Pour son plus grand bonheur, Élie partagera le repas de ses camarades à plusieurs reprises les jours de sortie à la piscine, ses parents parfois amnésiques oubliant de lui fournir le sandwich avocat-chèvre honni.

#fraisestagadaforever

Notre arrivée à la piscine, ponctuée de cris d’allégresse, est très remarquée, notamment par une collègue d’une autre école qui tient ses élèves en rang d’oignons et immobiles. Comment réussit-elle ce prodige ? Mystère.

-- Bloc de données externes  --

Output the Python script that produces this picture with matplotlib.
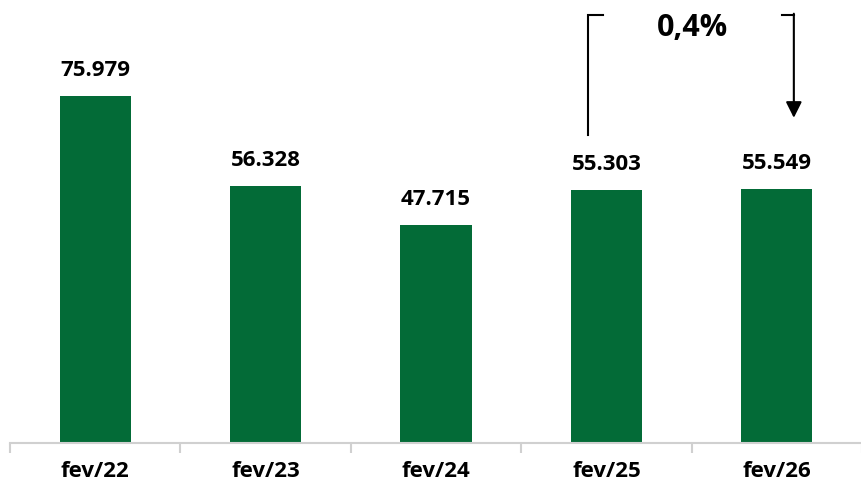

Je me dirige néanmoins dignement vers les vestiaires : je dois à peu près ressembler à une poule suivie de sa troupe de poussins. La poule en question – moi, donc – entreprend de mettre tout son petit monde en maillot de bain, fort heureusement aidée d’une maman accompagnatrice et de la fidèle Catherine. Les vêtements volent en tous sens et nous rattrapons in extremis culottes, slips et chaussettes pour tâcher de les ranger dans les sacs de chaque élève. Mon sang se glace à l’idée des parents qui retrouveraient leur enfant vêtu des sous-vêtements du voisin.

#rockandrolldesgallinacés

Nous voilà enfin parvenus au bord du bassin, cette fois très calmement, sécurité oblige. Certains enfants, n’ayant jamais mis un orteil dans une piscine, semblent fermement décidés à rester sur le plancher des vaches et se tiennent à bonne distance du bord, mais d’autres meurent visiblement d’envie de patauger. Tandis que je suis en train d’expliquer les consignes et le déroulement de la séance, je frôle soudain l’attaque cardiaque : une élève, Clara, vient de sauter à l’eau, faisant fi des plus élémentaires règles de sécurité – et d’obéissance. Dans la seconde qui suit, le maître-nageur plonge et remonte à la surface la sirène téméraire, hilare.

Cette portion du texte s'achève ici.